The trading card hobby has always been about more than just money. It’s about memories, discovery, and connection — the first pack a kid ever opens, the thrill of finishing a set, the smell of cardboard mixed with curiosity and hope. Yet in recent years, major companies like Fanatics, Veriswap, and Whatnot have shifted the spotlight almost entirely toward high-value transactions — the “big ticket” slabs, record-breaking auctions, and influencer-driven streams. Somewhere along the way, the heart of the hobby got pushed into the background.


adults fighting over trading cards

When Collecting Turned into Investing

There’s nothing wrong with appreciating a rare card’s market value. But the obsession with flipping, grading, and profit margins has made collecting feel more like a stock exchange than a pastime. Many of the biggest platforms are chasing headlines and high rollers, promoting the next $100,000 sale while quietly forgetting that the hobby was built by kids with binders, not hedge funds with portfolios.

Fanatics has consolidated brands and distribution, Whatnot prioritizes influencer auctions, and Veriswap encourages card-for-card “asset trading.” Meanwhile, the joy of set building, local trading, and low-cost discovery has almost vanished from their marketing entirely. When every post screams “ROI,” the message to newcomers is clear: If you’re not buying big, you don’t belong.


What Gets Lost

That kind of environment leaves little space for the small collector — the person carefully piecing together a 1993 Topps baseball set one card at a time, or the kid who just wants to open a pack of Pokémon with their allowance. These are the collectors who sustain the hobby’s culture long after the headlines fade.

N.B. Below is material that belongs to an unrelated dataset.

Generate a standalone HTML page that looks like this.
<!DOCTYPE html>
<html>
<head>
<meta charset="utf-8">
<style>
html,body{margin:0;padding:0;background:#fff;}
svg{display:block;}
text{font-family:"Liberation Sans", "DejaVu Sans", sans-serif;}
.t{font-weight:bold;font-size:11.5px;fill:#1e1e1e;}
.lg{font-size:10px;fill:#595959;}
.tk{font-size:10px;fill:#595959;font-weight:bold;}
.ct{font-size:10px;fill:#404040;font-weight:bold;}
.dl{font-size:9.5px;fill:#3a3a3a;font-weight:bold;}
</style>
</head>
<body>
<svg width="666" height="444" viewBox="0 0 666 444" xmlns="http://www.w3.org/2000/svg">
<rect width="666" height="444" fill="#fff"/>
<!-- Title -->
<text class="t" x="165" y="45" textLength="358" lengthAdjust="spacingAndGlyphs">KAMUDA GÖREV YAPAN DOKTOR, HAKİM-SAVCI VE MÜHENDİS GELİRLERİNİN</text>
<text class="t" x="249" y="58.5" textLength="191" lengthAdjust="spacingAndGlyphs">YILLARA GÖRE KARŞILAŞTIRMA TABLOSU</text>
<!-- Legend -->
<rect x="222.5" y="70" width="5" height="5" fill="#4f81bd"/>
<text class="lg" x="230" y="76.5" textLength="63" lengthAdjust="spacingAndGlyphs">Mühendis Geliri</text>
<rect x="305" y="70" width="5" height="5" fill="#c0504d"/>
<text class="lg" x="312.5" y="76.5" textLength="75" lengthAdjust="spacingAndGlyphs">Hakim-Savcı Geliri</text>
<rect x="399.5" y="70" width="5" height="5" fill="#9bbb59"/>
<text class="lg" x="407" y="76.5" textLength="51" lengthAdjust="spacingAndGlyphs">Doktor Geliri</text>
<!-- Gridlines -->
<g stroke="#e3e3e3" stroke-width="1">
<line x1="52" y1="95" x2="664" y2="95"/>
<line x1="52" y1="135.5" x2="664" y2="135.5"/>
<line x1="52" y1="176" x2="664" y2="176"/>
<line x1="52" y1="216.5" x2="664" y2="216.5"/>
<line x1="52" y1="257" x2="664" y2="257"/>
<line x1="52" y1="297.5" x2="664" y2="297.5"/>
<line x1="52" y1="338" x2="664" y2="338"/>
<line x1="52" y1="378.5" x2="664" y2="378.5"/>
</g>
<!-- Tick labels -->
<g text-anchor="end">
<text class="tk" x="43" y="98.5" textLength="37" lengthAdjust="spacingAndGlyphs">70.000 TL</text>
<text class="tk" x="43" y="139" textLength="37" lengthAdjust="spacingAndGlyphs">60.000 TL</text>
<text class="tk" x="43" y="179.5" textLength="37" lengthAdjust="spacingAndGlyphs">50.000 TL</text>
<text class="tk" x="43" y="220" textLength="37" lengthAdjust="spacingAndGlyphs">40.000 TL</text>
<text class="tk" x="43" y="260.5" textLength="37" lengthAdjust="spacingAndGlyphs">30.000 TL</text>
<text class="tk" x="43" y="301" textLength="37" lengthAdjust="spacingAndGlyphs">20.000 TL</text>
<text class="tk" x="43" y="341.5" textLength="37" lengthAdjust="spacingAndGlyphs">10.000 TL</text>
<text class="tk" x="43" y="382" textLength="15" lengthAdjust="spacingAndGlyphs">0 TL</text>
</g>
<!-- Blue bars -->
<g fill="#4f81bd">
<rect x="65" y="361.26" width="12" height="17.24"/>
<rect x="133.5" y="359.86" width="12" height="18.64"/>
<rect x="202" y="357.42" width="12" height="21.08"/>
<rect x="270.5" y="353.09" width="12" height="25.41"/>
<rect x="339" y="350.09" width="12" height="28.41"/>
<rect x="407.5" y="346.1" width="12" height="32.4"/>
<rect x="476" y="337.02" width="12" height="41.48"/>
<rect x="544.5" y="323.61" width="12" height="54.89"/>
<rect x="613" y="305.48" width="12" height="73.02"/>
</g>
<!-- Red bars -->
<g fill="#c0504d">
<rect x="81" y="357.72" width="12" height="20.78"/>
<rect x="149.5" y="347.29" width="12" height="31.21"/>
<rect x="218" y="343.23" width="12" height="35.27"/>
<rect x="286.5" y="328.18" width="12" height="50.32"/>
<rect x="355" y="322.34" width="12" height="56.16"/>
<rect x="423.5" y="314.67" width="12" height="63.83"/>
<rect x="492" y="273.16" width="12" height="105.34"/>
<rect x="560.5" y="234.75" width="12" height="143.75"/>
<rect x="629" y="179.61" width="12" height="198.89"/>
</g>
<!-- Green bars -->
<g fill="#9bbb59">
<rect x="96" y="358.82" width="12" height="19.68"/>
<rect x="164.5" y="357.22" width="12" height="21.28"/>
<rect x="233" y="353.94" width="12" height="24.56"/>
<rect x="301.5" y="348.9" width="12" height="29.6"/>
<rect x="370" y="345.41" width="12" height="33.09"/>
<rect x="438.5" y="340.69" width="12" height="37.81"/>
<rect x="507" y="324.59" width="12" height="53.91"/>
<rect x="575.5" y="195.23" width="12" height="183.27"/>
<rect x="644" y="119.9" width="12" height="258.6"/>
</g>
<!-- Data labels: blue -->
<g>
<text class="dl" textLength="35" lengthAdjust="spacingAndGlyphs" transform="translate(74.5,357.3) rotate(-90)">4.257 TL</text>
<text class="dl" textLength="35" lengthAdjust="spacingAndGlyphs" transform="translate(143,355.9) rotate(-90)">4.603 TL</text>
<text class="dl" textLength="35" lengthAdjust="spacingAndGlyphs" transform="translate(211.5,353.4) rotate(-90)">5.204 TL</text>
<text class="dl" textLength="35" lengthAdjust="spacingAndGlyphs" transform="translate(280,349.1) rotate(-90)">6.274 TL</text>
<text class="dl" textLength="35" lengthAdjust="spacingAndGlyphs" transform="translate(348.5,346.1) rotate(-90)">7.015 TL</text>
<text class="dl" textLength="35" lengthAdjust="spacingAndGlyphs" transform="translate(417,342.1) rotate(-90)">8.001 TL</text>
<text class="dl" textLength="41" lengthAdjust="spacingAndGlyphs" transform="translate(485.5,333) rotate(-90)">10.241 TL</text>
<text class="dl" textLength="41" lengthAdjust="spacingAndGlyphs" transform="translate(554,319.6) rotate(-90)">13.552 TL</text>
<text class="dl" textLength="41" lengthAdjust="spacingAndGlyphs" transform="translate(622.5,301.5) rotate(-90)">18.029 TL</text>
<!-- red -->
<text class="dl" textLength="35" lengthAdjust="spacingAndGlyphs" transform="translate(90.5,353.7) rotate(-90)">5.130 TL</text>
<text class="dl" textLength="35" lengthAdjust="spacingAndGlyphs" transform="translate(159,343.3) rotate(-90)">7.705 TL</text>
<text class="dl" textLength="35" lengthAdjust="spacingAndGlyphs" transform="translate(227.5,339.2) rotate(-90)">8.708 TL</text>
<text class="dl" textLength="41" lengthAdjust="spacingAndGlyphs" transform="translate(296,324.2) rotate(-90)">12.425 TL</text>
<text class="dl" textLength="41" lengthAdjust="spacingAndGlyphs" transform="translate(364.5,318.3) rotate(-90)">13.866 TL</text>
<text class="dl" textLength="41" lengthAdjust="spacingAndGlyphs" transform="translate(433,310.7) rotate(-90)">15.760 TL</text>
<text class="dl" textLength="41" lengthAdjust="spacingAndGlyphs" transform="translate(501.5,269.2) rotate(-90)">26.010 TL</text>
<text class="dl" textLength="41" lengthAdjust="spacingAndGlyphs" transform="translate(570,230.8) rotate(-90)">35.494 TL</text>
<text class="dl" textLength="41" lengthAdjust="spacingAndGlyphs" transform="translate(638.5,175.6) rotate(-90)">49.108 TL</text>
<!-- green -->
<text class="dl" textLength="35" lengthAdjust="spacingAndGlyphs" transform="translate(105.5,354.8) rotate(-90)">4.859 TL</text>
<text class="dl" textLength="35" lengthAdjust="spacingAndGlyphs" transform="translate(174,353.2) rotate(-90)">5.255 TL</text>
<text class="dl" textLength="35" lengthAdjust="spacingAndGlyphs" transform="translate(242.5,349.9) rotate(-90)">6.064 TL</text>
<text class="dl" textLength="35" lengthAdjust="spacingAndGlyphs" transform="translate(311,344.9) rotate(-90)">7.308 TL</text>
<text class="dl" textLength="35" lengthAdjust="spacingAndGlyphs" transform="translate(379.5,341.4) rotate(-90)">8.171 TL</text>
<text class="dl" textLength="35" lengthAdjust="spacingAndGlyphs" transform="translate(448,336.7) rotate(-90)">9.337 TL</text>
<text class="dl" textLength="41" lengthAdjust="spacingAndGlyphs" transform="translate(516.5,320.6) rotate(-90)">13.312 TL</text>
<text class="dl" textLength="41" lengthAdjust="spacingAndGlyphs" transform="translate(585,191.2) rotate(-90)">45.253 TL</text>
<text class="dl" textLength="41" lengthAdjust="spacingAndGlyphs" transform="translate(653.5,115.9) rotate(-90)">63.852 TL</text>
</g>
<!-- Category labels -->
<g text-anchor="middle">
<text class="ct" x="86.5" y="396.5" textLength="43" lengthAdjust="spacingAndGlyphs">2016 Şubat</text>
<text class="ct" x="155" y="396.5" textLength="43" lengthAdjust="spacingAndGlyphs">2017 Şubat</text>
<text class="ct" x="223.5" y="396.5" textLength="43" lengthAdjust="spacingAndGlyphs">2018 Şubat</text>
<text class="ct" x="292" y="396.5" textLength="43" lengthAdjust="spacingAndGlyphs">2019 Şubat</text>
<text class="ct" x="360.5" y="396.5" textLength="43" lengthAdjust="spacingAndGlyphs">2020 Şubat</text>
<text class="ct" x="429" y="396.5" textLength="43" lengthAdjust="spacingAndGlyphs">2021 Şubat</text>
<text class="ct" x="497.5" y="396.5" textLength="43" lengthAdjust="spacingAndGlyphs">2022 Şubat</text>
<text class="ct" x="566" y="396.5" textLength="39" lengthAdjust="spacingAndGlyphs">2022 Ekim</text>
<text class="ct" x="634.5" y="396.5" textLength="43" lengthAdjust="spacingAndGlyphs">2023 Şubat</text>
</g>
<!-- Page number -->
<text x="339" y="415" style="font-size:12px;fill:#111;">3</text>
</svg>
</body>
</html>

They’re the ones who trade at local shows, send cards through the mail, and still get excited about a base rookie because it fills a missing slot on a checklist.

Without that foundation, the industry risks becoming a bubble of exclusivity, where passion gives way to speculation and creativity gives way to commerce.


The Next Generation Deserves Better

If kids can’t afford to buy into the hobby, or if they feel that their small collections don’t matter, the entire ecosystem suffers. Today’s young set-builder is tomorrow’s lifelong collector — or tomorrow’s entrepreneur. When companies overlook the joy of discovery, they choke off the very pipeline that keeps the hobby alive.


Where Collectors Can Push Back

Collectors can make a difference by supporting grassroots platforms and small businesses that still value the entire collecting journey — not just the sales headline. Communities that celebrate condition care, set completion, and shared excitement keep the hobby grounded. Whether you’re swapping commons, protecting your cards, or consolidating shipments from across the U.S. through services like GorillaShip, every collector deserves a space to enjoy the hobby at their own pace and price point.

Because the truth is simple: trading cards were never meant to be about status. They were meant to be traded, shared, and cherished — one binder page at a time.